The logical operations of the various embodiments are implemented (a) as a sequence of computer implemented steps running on a computing system and/or (b) as interconnected hardware and software modules within the computing system. The implementation is a matter of choice dependent on the requirements of the computing system implementing the embodiment. Accordingly, the logical operations making up the embodiments described herein are referred to alternatively as operations, steps or modules.

FIG. 1 illustrates an exemplary system 100 for automated collection, processing and presentation of situational awareness information concerning events and the general status of circumstances surrounding an aircraft according to one embodiment.
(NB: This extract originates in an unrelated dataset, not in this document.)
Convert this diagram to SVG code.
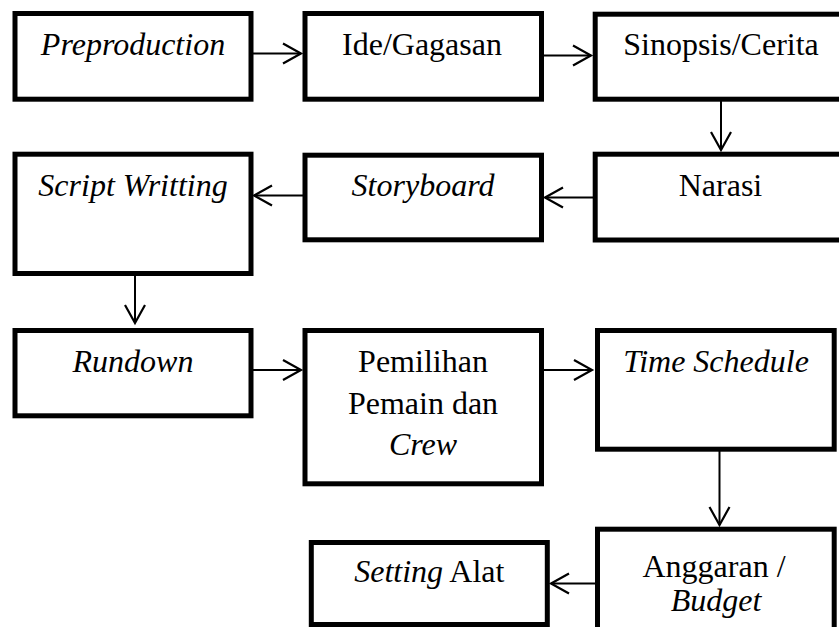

In this embodiment, the system 100 includes a first aviation enterprise system 110, a second aviation enterprise system 120, a decision support system 106, integration broker system 130, dashboard interface system 108, user interface workstation 140 and a mobile user interface device 142. Aviation enterprise systems are individual systems that monitor, for instance, air traffic or maintenance plans, or other aspects of airline operation as described above. The embodiment of system 100 illustrated in FIG. 1 shows only two aviation enterprise systems, a first aviation enterprise system 110 and a second aviation enterprise system 120. For purposes of this example, the first aviation enterprise system 110 is an air traffic enterprise system and the second aviation enterprise system 120 is a maintenance plan enterprise system.

While FIG. 1 shows only two aviation enterprise systems, it is to be understood that the embodiment illustrated in FIG. 1 may be configured to include more than two aviation enterprise systems, each of which is connected to the integration broker system 130 and associated with an aspect of airline operation as described above. Each aviation enterprise system may include a processor, a viewing device, business logic, and data storage. As illustrated, first aviation enterprise system 110 includes a processing capability that results in, a view 112, business logic 114, and data storage 116. The second aviation enterprise system 120 also includes a processing capability that results in, a view 122, business logic 124, and data storage 126. In an alternative embodiment, business logic for all enterprise systems may be centrally located, for example, within integration broker system 130. In operation, the decision support system 106 is retrieving information related to situations of which various users need to be advised. In addition, the decision support system 106 may be triggered to gather additional information in response to an event.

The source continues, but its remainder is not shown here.